I am trying to change some functions that insert into my MariaDB database so that they will work in batches instead of row-by-row. I am having somewhat of a hard time because I don’t really understand how to prepare statements correctly with MySQL.jl.
Here are my current functions that only do it row-by-row:
import MySQL
import DataFrames: AbstractDataFrame, eachrow, names
import Iterators: partition
function database_insertstatement(
connection::MySQL.DBInterface.Connection,
tablename::AbstractString,
columns::AbstractVector{<:AbstractString};
primarykeys::AbstractVector{<:AbstractString}=[""]
)
fields = "(" * join(columns, ",") * ")"
values = "(" * join(map(x -> "?", columns), ",") * ")"
value_update = join(map(x -> x * " = VALUE(" * x * ")", setdiff(columns, primarykeys)), ",")
sql = (
"INSERT INTO " * tablename * " " * fields * " VALUES " * values
* " ON DUPLICATE KEY UPDATE " * value_update * ";"
)
return MySQL.DBInterface.prepare(connection, sql)
end
function database_insertintotable(
connection::MySQL.DBInterface.Connection,
tablename::AbstractString,
datatoinsert::AbstractDataFrame;
primarykeys::AbstractVector{<:AbstractString}=[""]
)
statement = database_insertstatement(
connection, tablename, names(datatoinsert);
primarykeys=primarykeys
)
MySQL.transaction(connection) do
for row in eachrow(datatoinsert)
MySQL.DBInterface.execute(statement, row)
end
end
MySQL.DBInterface.close!(statement)
return nothing
end
First, I tried to modify database_insertstatement
to allow a batch::Bool
keyword argument to allow the statement to receive more parameters for the ‘VALUES (?, ?, ?, …)’ segment of the statement to become ‘VALUES (?, ?, ?, …), (?, ?, ?, ?), …’ instead, but I failed to do this.

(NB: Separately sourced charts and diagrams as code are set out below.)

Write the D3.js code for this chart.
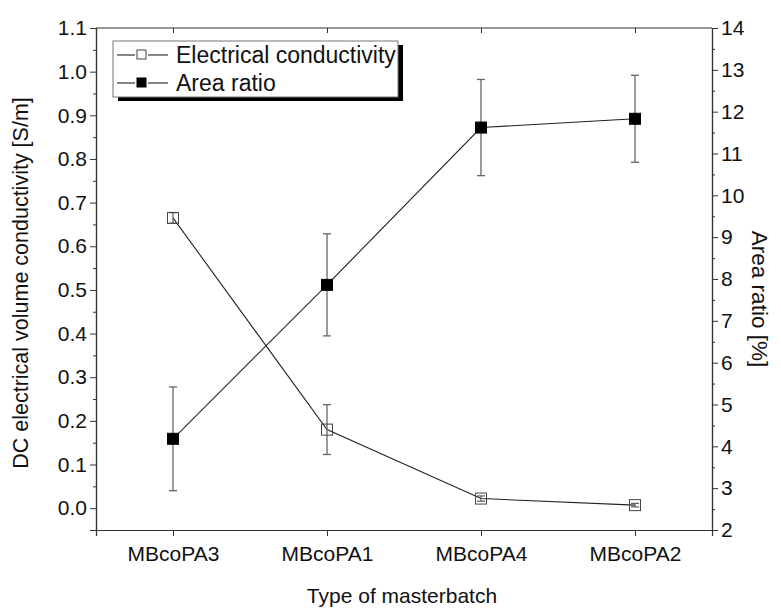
<!DOCTYPE html>
<html>
<head>
<meta charset="utf-8">
<script src="https://cdn.jsdelivr.net/npm/d3@7"></script>
<style>
  body { margin: 0; background: #fff; }
  text { font-family: "Liberation Sans", Arial, sans-serif; fill: #111; }
</style>
</head>
<body>
<svg id="chart" width="781" height="608"></svg>
<script>
const categories = ["MBcoPA3", "MBcoPA1", "MBcoPA4", "MBcoPA2"];
const conductivity = [0.665, 0.180, 0.022, 0.007];
const conductivityErr = [0.012, 0.057, 0.006, 0.004];
const areaRatio = [4.18, 7.86, 11.62, 11.83];
const areaRatioErr = [1.24, 1.22, 1.15, 1.04];
const leftTicks = d3.range(0, 1.1001, 0.1);
const rightTicks = d3.range(2, 14.001, 1);
const seriesNames = ["Electrical conductivity", "Area ratio"];

const svg = d3.select("#chart");
const L = 96, R = 712, T = 28, B = 530;

const x = d3.scaleLinear().domain([0.5, 4.5]).range([L, R]);
const yL = d3.scaleLinear().domain([-0.05, 1.1]).range([B, T]);
const yR = d3.scaleLinear().domain([2, 14]).range([B, T]);

const axisColor = "#333";
const tickFont = 21;

// top frame line
svg.append("line").attr("x1", L).attr("x2", R).attr("y1", T).attr("y2", T)
  .attr("stroke", axisColor).attr("stroke-width", 1.2);

// left axis
const gL = svg.append("g").attr("transform", `translate(${L},0)`);
gL.call(d3.axisLeft(yL).tickValues(leftTicks).tickFormat(d3.format(".1f")).tickSize(6).tickPadding(3));
gL.append("g").call(d3.axisLeft(yL).tickValues(d3.range(0.05, 1.1, 0.1)).tickFormat("").tickSize(3));
// right axis
const gR = svg.append("g").attr("transform", `translate(${R},0)`);
gR.call(d3.axisRight(yR).tickValues(rightTicks).tickFormat(d3.format("d")).tickSize(6).tickPadding(3));
gR.append("g").call(d3.axisRight(yR).tickValues(d3.range(2.5, 14, 1)).tickFormat("").tickSize(3));
// bottom axis
const gB = svg.append("g").attr("transform", `translate(0,${B})`);
gB.call(d3.axisBottom(x).tickValues([1, 2, 3, 4]).tickFormat(d => categories[d - 1]).tickSize(6).tickPadding(10));
// top ticks inward
const gT = svg.append("g").attr("transform", `translate(0,${T})`);
gT.call(d3.axisBottom(x).tickValues([1, 2, 3, 4]).tickFormat("").tickSize(5));
gT.select(".domain").remove();

svg.selectAll(".domain").attr("stroke", axisColor).attr("stroke-width", 1.2);
svg.selectAll(".tick line").attr("stroke", axisColor).attr("stroke-width", 1);
svg.selectAll(".tick text").attr("font-size", tickFont).attr("fill", "#111")
  .attr("font-family", "'Liberation Sans', Arial, sans-serif");

// axis titles
svg.append("text").attr("x", 402).attr("y", 603).attr("text-anchor", "middle")
  .attr("font-size", 21).text("Type of masterbatch");
svg.append("text").attr("transform", `translate(28,283) rotate(-90)`)
  .attr("text-anchor", "middle").attr("font-size", 21.5).text("DC electrical volume conductivity [S/m]");
svg.append("text").attr("transform", `translate(752,299) rotate(90)`)
  .attr("text-anchor", "middle").attr("font-size", 22.5).text("Area ratio [%]");

const idx = d3.range(categories.length);
const errColor = "#666";
const cap = 4;

function drawSeries(vals, errs, yS, filled) {
  const line = d3.line().x(i => x(i + 1)).y(i => yS(vals[i]));
  svg.append("path").datum(idx).attr("d", line).attr("fill", "none")
    .attr("stroke", "#222").attr("stroke-width", 1.1);
  const eg = svg.append("g");
  idx.forEach(i => {
    const cx = x(i + 1), y1 = yS(vals[i] + errs[i]), y2 = yS(vals[i] - errs[i]);
    eg.append("line").attr("x1", cx).attr("x2", cx).attr("y1", y1).attr("y2", y2)
      .attr("stroke", errColor).attr("stroke-width", 1.3);
    [y1, y2].forEach(yy => eg.append("line").attr("x1", cx - cap).attr("x2", cx + cap)
      .attr("y1", yy).attr("y2", yy).attr("stroke", errColor).attr("stroke-width", 1.3));
  });
  const s = 11;
  svg.append("g").selectAll("rect").data(idx).join("rect")
    .attr("x", i => x(i + 1) - s / 2).attr("y", i => yS(vals[i]) - s / 2)
    .attr("width", s).attr("height", s)
    .attr("fill", filled ? "#000" : "none").attr("stroke", filled ? "#000" : "#444")
    .attr("stroke-width", 1);
}
drawSeries(conductivity, conductivityErr, yL, false);
drawSeries(areaRatio, areaRatioErr, yR, true);

// legend
const lg = svg.append("g");
const lx = 113, ly = 41, lw = 285, lh = 56;
lg.append("rect").attr("x", lx + 5).attr("y", ly + 4).attr("width", lw).attr("height", lh).attr("fill", "#000");
lg.append("rect").attr("x", lx).attr("y", ly).attr("width", lw).attr("height", lh)
  .attr("fill", "#fff").attr("stroke", "#777").attr("stroke-width", 1);
seriesNames.forEach((name, k) => {
  const yy = ly + 14 + k * 28;
  lg.append("line").attr("x1", lx + 4).attr("x2", lx + 22).attr("y1", yy).attr("y2", yy)
    .attr("stroke", "#222").attr("stroke-width", 1.1);
  lg.append("line").attr("x1", lx + 35).attr("x2", lx + 55).attr("y1", yy).attr("y2", yy)
    .attr("stroke", "#222").attr("stroke-width", 1.1);
  lg.append("rect").attr("x", lx + 24).attr("y", yy - 5).attr("width", 9).attr("height", 9)
    .attr("fill", k === 1 ? "#000" : "#fff").attr("stroke", k === 1 ? "#000" : "#444");
  lg.append("text").attr("x", lx + 63).attr("y", yy + 8).attr("font-size", 23).text(name);
});
</script>
</body>
</html>
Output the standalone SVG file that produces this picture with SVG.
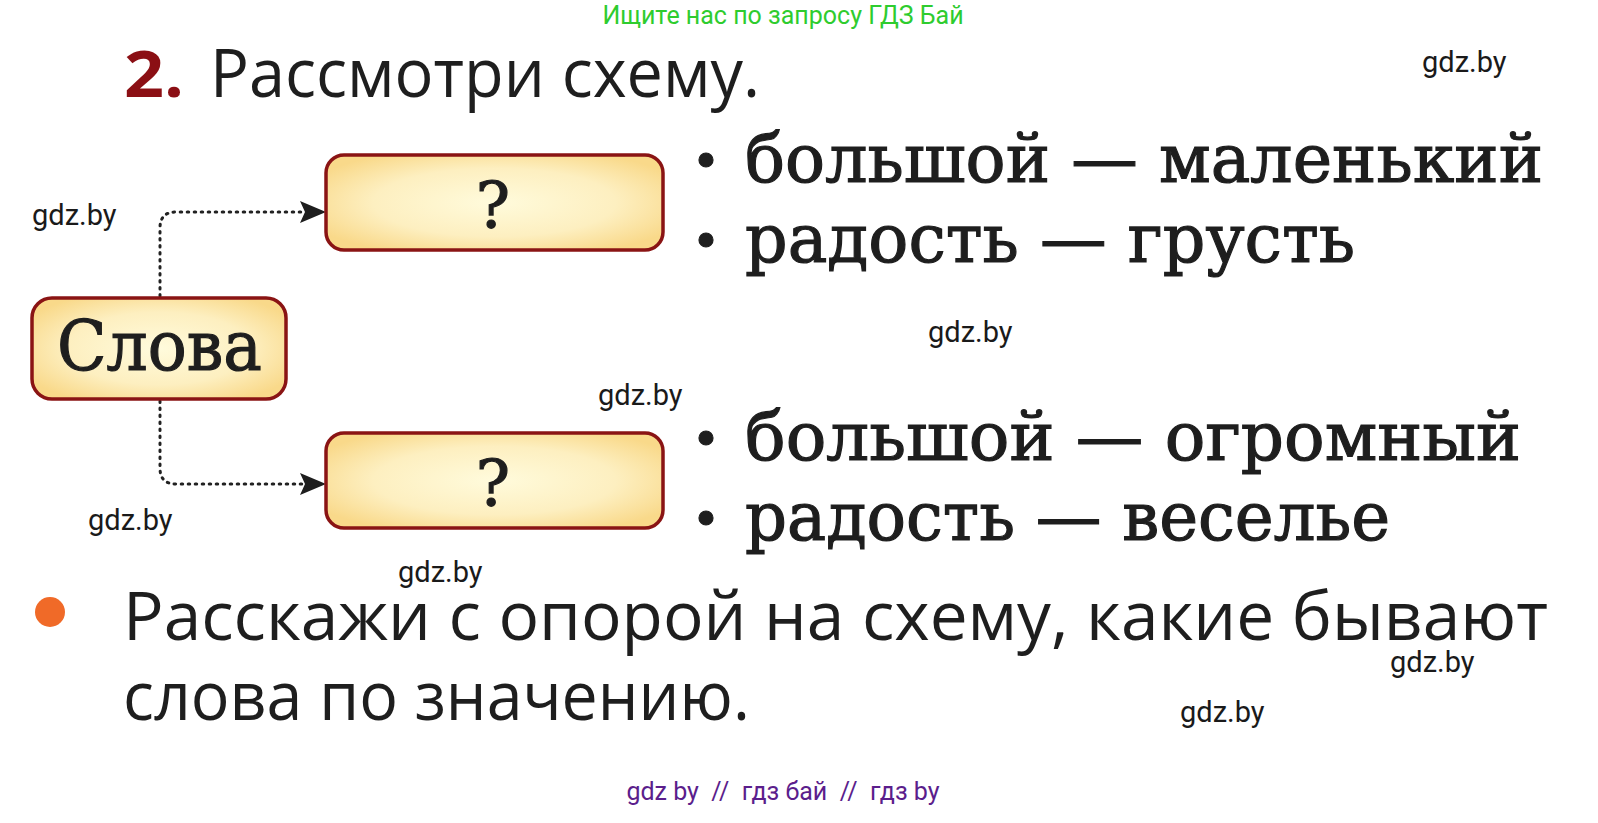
<svg xmlns="http://www.w3.org/2000/svg" width="1598" height="823" viewBox="0 0 1598 823">
<style>
.wm{font-family:Roboto,"Liberation Sans",sans-serif;font-size:29px;fill:#1a1a1a}
.ser{font-family:"DejaVu Serif","Liberation Serif",serif;fill:#1e1e1e;stroke:#1e1e1e;stroke-width:1.2}
.sans{font-family:"Open Sans","Liberation Sans",sans-serif;fill:#1e1e1e}
.box{stroke:#8a1414;stroke-width:3.5;fill:url(#g)}
.con{fill:none;stroke:#222;stroke-width:3;stroke-dasharray:1.5 5.5;stroke-linecap:round}
</style>
<defs>
<radialGradient id="g" cx="0.5" cy="0.5" r="0.6">
<stop offset="0" stop-color="#fffbdc"/>
<stop offset="0.6" stop-color="#fdefc0"/>
<stop offset="1" stop-color="#f9d98a"/>
</radialGradient>
</defs>
<rect width="1598" height="823" fill="#ffffff"/>
<text x="783" y="24" text-anchor="middle" font-family="Roboto,'Liberation Sans',sans-serif" font-size="25" fill="#2ecc2e">Ищите нас по запросу ГДЗ Бай</text>
<text x="124" y="97" font-family="'Open Sans','Liberation Sans',sans-serif" font-weight="bold" font-size="65" fill="#8b0f14" textLength="60" lengthAdjust="spacingAndGlyphs">2.</text>
<text x="210" y="97" class="sans" font-size="68" textLength="550" lengthAdjust="spacingAndGlyphs">Рассмотри схему.</text>
<g id="connectors">
<path class="con" d="M160,296 V228 Q160,212 176,212 H302"/>
<path class="con" d="M160,401 V468 Q160,484 176,484 H302"/>
<path d="M300,201 L326,212 L300,223 L305,212 z" fill="#1e1e1e"/>
<path d="M300,473 L326,484 L300,495 L305,484 z" fill="#1e1e1e"/>
</g>
<g id="node-words">
<rect class="box" x="32" y="298" width="254" height="101" rx="20"/>
<text x="57" y="370" class="ser" font-size="70" textLength="205" lengthAdjust="spacingAndGlyphs">Слова</text>
</g>
<g id="node-top">
<rect class="box" x="326" y="155" width="337" height="95" rx="18"/>
<text x="493" y="228" text-anchor="middle" class="ser" font-size="64">?</text>
</g>
<g id="node-bottom">
<rect class="box" x="326" y="433" width="337" height="95" rx="18"/>
<text x="493" y="506" text-anchor="middle" class="ser" font-size="64">?</text>
</g>
<g id="examples" class="ser" font-size="68">
<circle cx="706" cy="160" r="7" fill="#1e1e1e"/>
<text x="745" y="182" textLength="798" lengthAdjust="spacingAndGlyphs">большой — маленький</text>
<circle cx="706" cy="240" r="7" fill="#1e1e1e"/>
<text x="745" y="262" textLength="610" lengthAdjust="spacingAndGlyphs">радость — грусть</text>
<circle cx="706" cy="438" r="7" fill="#1e1e1e"/>
<text x="745" y="460" textLength="776" lengthAdjust="spacingAndGlyphs">большой — огромный</text>
<circle cx="706" cy="518" r="7" fill="#1e1e1e"/>
<text x="745" y="540" textLength="645" lengthAdjust="spacingAndGlyphs">радость — веселье</text>
</g>
<ellipse cx="50" cy="612" rx="15" ry="15" fill="#f06a28"/>
<text x="123" y="640" class="sans" font-size="67" textLength="1425" lengthAdjust="spacingAndGlyphs">Расскажи с опорой на схему, какие бывают</text>
<text x="123" y="720" class="sans" font-size="67" textLength="627" lengthAdjust="spacingAndGlyphs">слова по значению.</text>
<g id="watermarks">
<text class="wm" x="1422" y="72">gdz.by</text>
<text class="wm" x="32" y="225">gdz.by</text>
<text class="wm" x="928" y="342">gdz.by</text>
<text class="wm" x="598" y="405">gdz.by</text>
<text class="wm" x="88" y="530">gdz.by</text>
<text class="wm" x="398" y="582">gdz.by</text>
<text class="wm" x="1390" y="672">gdz.by</text>
<text class="wm" x="1180" y="722">gdz.by</text>
</g>
<text x="783" y="800" text-anchor="middle" font-family="Roboto,'Liberation Sans',sans-serif" font-size="25" fill="#5b1e8c" xml:space="preserve">gdz by  //  гдз бай  //  гдз by</text>
</svg>
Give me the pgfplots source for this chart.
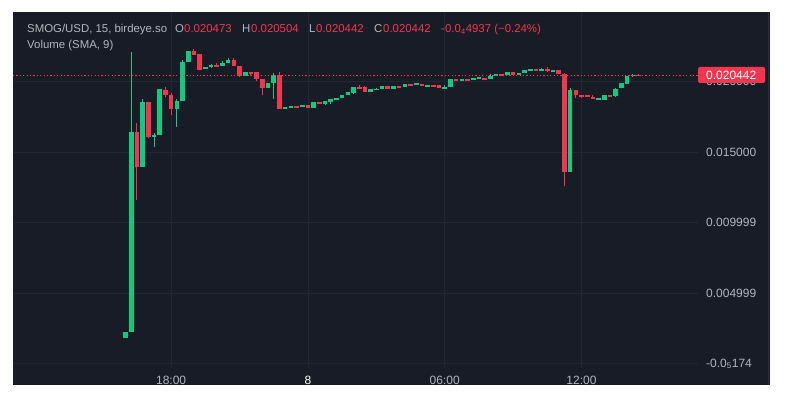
\documentclass[border=0pt]{standalone}
\usepackage{fontspec}
\setmainfont{Liberation Sans}
\usepackage{pgfplots}
\usepackage{pgfplotstable}
\pgfplotsset{compat=1.18}
\definecolor{bgc}{HTML}{181C27}
\definecolor{gridc}{HTML}{232733}
\definecolor{sepc}{HTML}{2A2E39}
\definecolor{txtc}{HTML}{B2B5BE}
\definecolor{cg}{HTML}{0ECB81}
\definecolor{cr}{HTML}{F23650}

% candle index, open, high, low, close (price in units of 0.001)
\pgfplotstableread{
x o h l c
1 1.809 2.234 1.809 2.234
2 2.234 22.092 2.234 16.418
4 13.936 18.759 13.936 18.546
6 16.135 16.348 15.355 16.206
7 16.206 19.468 16.206 19.468
10 18.050 18.759 16.773 18.617
11 18.617 21.525 18.617 21.383
12 21.383 22.163 21.383 22.163
15 20.887 21.028 20.887 21.028
16 21.028 21.241 20.957 21.170
18 21.099 21.454 21.099 21.312
19 21.312 21.667 21.312 21.525
22 20.390 20.674 20.390 20.674
26 19.539 19.894 19.539 19.894
27 19.894 20.603 18.759 20.461
29 18.050 18.191 18.050 18.191
30 18.191 18.262 18.191 18.262
32 18.191 18.333 18.191 18.333
34 18.121 18.546 18.121 18.546
36 18.404 18.617 18.333 18.617
37 18.546 18.759 18.404 18.759
38 18.759 18.830 18.759 18.830
39 18.830 19.043 18.830 19.043
40 19.043 19.255 19.043 19.255
41 19.184 19.610 19.113 19.610
44 19.255 19.468 19.255 19.468
45 19.433 19.539 19.433 19.468
46 19.468 19.681 19.468 19.681
48 19.468 19.681 19.468 19.681
50 19.610 19.823 19.610 19.823
52 19.752 19.894 19.752 19.894
54 19.681 19.752 19.681 19.752
57 19.539 19.752 19.539 19.610
58 19.610 20.177 19.610 20.177
60 20.106 20.177 20.035 20.177
62 20.177 20.248 20.177 20.248
63 20.248 20.284 20.248 20.284
65 20.177 20.532 20.177 20.390
66 20.390 20.532 20.390 20.532
68 20.461 20.674 20.461 20.674
70 20.461 20.603 20.461 20.603
71 20.603 20.816 20.603 20.816
72 20.745 20.887 20.745 20.887
74 20.816 20.957 20.816 20.887
76 20.745 20.816 20.745 20.816
79 13.582 19.539 13.582 19.397
84 18.759 18.830 18.688 18.830
85 18.688 19.043 18.688 19.043
87 18.972 19.539 18.901 19.468
88 19.539 19.894 19.539 19.894
89 19.823 20.390 19.823 20.390
90 20.426 20.532 20.319 20.461
}\greentab

\pgfplotstableread{
x o h l c
3 16.418 17.057 11.596 13.936
5 18.546 18.546 15.993 16.064
8 19.397 19.610 18.901 19.043
9 19.043 19.184 17.624 18.050
13 22.163 22.305 21.879 21.879
14 21.950 21.950 20.816 20.816
17 21.170 21.312 21.099 21.099
20 21.525 21.667 21.099 21.099
21 21.099 21.099 20.319 20.390
23 20.674 20.674 20.390 20.532
24 20.674 20.674 20.035 20.177
25 20.177 20.177 19.043 19.539
28 20.461 20.674 18.050 18.050
31 18.262 18.262 18.191 18.191
33 18.333 18.333 18.121 18.121
35 18.546 18.546 18.404 18.404
42 19.610 19.752 19.539 19.539
43 19.610 19.681 19.255 19.255
47 19.681 19.681 19.468 19.468
49 19.681 19.681 19.610 19.610
51 19.823 19.823 19.681 19.752
53 19.823 19.823 19.681 19.681
55 19.752 19.752 19.681 19.681
56 19.752 19.752 19.539 19.539
59 20.177 20.177 20.106 20.106
61 20.177 20.177 20.106 20.106
64 20.248 20.248 20.177 20.177
67 20.532 20.532 20.461 20.461
69 20.674 20.674 20.461 20.461
73 20.887 20.887 20.816 20.816
75 20.887 21.028 20.674 20.745
77 20.816 20.816 20.532 20.532
78 20.532 20.603 12.589 13.582
80 19.397 19.397 18.830 19.043
81 19.043 19.043 18.830 18.972
82 19.043 19.043 18.901 18.901
83 18.901 19.043 18.759 18.759
86 19.043 19.043 18.972 18.972
91 20.473 20.504 20.442 20.442
}\redtab

\begin{document}
\begin{tikzpicture}
\fill[white] (0,0) rectangle (789pt,399pt);
\useasboundingbox (0,0) rectangle (789pt,399pt);
\fill[bgc] (13pt,14pt) rectangle (770pt,387pt);
\draw[sepc, line width=0.8pt] (768.5pt,14pt) -- (768.5pt,387pt);
\begin{axis}[
  at={(13pt,31pt)}, anchor=south west,
  scale only axis, width=685pt, height=356pt,
  xmin=-18.74, xmax=101.44, ymin=-0.319, ymax=24.93,
  axis line style={draw=none},
  major tick length=0pt,
  xtick={9,33,57,81},
  xticklabels={18:00,{\color{white}8},06:00,12:00},
  ytick={-0.0174,4.999,9.999,15,20},
  yticklabels={-0.0\textsubscript{5}174,0.004999,0.009999,0.015000,0.020000},
  yticklabel pos=right,
  grid=major,
  major grid style={gridc, line width=0.8pt},
  ticklabel style={txtc, font=\fontsize{12}{14}\selectfont},
  yticklabel style={anchor=west, inner sep=0pt, xshift=8pt},
  xticklabel style={anchor=base, inner sep=0pt, yshift=-16pt},
  clip=false,
]
% wicks
\addplot[forget plot, draw=none, mark=none,
  error bars/.cd, y dir=both, y explicit, error mark=none,
  error bar style={draw=cg, line width=1pt}]
  table[x=x, y expr={(\thisrow{h}+\thisrow{l})/2}, y error expr={(\thisrow{h}-\thisrow{l})/2}]{\greentab};
\addplot[forget plot, draw=none, mark=none,
  error bars/.cd, y dir=both, y explicit, error mark=none,
  error bar style={draw=cr, line width=1pt}]
  table[x=x, y expr={(\thisrow{h}+\thisrow{l})/2}, y error expr={(\thisrow{h}-\thisrow{l})/2}]{\redtab};
% bodies
\addplot[forget plot, draw=none, mark=none,
  error bars/.cd, y dir=both, y explicit, error mark=none,
  error bar style={draw=cg, line width=4.6pt}]
  table[x=x, y expr={(\thisrow{o}+\thisrow{c})/2}, y error expr={max(abs(\thisrow{o}-\thisrow{c})/2,0.036)}]{\greentab};
\addplot[forget plot, draw=none, mark=none,
  error bars/.cd, y dir=both, y explicit, error mark=none,
  error bar style={draw=cr, line width=4.6pt}]
  table[x=x, y expr={(\thisrow{o}+\thisrow{c})/2}, y error expr={max(abs(\thisrow{o}-\thisrow{c})/2,0.036)}]{\redtab};
% last price line
\addplot[cr, line width=0.8pt, dash pattern=on 1.2pt off 2.2pt] coordinates {(-18.74,20.442) (101.44,20.442)};
\end{axis}
% last price label
\fill[cr, rounded corners=1.5pt] (698pt,316pt) rectangle (765pt,332pt);
\node[anchor=west, inner sep=0pt, white, font=\fontsize{12}{14}\selectfont] at (706pt,324pt) {0.020442};
% header
\begin{scope}[every node/.style={anchor=base west, inner sep=0pt, font=\fontsize{11.4}{14}\selectfont}]
\node[txtc] at (27pt,366pt) {SMOG/USD, 15, birdeye.so};
\node[txtc] at (175pt,366pt) {O};
\node[cr] at (184pt,366pt) {0.020473};
\node[txtc] at (242pt,366pt) {H};
\node[cr] at (251pt,366pt) {0.020504};
\node[txtc] at (309pt,366pt) {L};
\node[cr] at (316pt,366pt) {0.020442};
\node[txtc] at (374pt,366pt) {C};
\node[cr] at (383pt,366pt) {0.020442};
\node[cr] at (441pt,366pt) {-0.0\textsubscript{4}4937 (−0.24\%)};
\node[txtc] at (27pt,350pt) {Volume (SMA, 9)};
\end{scope}
\end{tikzpicture}
\end{document}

Then, I tried ignoring the first function and just resort to defining the statement to execute for every batch to be executed, but then I get string formatting errors. Initially I though it was because I was passing a string object, but I tried building a statement with MySQL.jl’s prepare
function and I got the same error. Here is the code for the attempt:
function database_insertintotable(
connection::MySQL.DBInterface.Connection,
tablename::AbstractString,
datatoinsert::AbstractDataFrame;
primarykeys::AbstractVector{<:AbstractString}=[""],
batch_size::Int=1000
)
rows = collect(eachrow(datatoinsert))
table_columns = names(datatoinsert)
fields = "(" * join(table_columns, ",") * ")"
value_update = join(map(x -> x * " = VALUE(" * x * ")", setdiff(table_columns, primarykeys)), ",")
MySQL.transaction(connection) do
for batch in partition(rows, batch_size)
values_list = join(["(" * join(row, ", ") * ")" for row in batch], ", ")
sql = (
"INSERT INTO " * tablename * " " * fields * " VALUES " * values_list
* " ON DUPLICATE KEY UPDATE " * value_update * ";"
)
statement = MySQL.DBInterface.prepare(connection, sql)
MySQL.DBInterface.execute(statement)
MySQL.DBInterface.close!(statement)
end
end
return nothing
end
The error I’m getting is the following:
ERROR: (1064): You have an error in your SQL syntax; check the manual that corresponds to your MariaDB server version for the right syntax to use near 'Gas, 1751.0, PT), (2021-11-04, 1, Fossil Hard coal, 282.0, PT), (2021-11-04, ...' at line 1
Is there a simpler way of achieving this?